All the classic elements are present and correct: innocuous side
street; pink Formica of varying chromatic phase; harried leatherette
banquettes; UPS-brown plastic and chrome chairs; worn tumblers;
worn out staff; worried white pyrex; pestered chequerboard floor;
see-through space dividers; embroidered pink polyester gingham
overalls; lonesome oldsters... A vaulted ceiling adds to the
feeling of emptiness. This pink paradise is one of a number dotted
around Vienna, with varying degrees of authenticity in the decor
department. A fine example of late 1950's Euro-optimism and a
perfect complement to the huge number of beautiful early 20th
century 'brown caffs' available in the centre of town."
(Niall McGinley) |
Bar Xatet [Carrer Street
Francesc, Sitges, Spain]
Dating from the 1920s, this cafe
is filled with miniature black lacquered chairs and zinc-top
marble tables.
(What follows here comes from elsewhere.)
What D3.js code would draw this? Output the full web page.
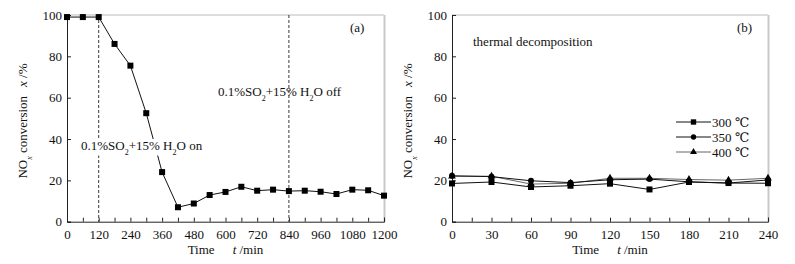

The walls are laden with locals' sketches and
photo-memorabilia; the ceiling groaning with fleshy, hanging
hams...
Pensio Can Julian [Avgda.
Artur Carbonell, Sitges, Spain]
Boasts a small part-deco chrome
doorway, while inside the bar
and cafe look like an old 1950s Spanish
home: caramel coloured chairs and tables, odd paintings,
clocks and lights on the walls and US diner stools at the bar.
Al Quiros, Paseo del
Altillo [Almuñécar, Granada, Spain]
A true local coffee-lounge in the
classic mould: plain, dark veneered interior; old style caramel
leather swivel seats; smart Contemporary seating and a nifty
covered section outside with orange-striped awnings and sun-guards.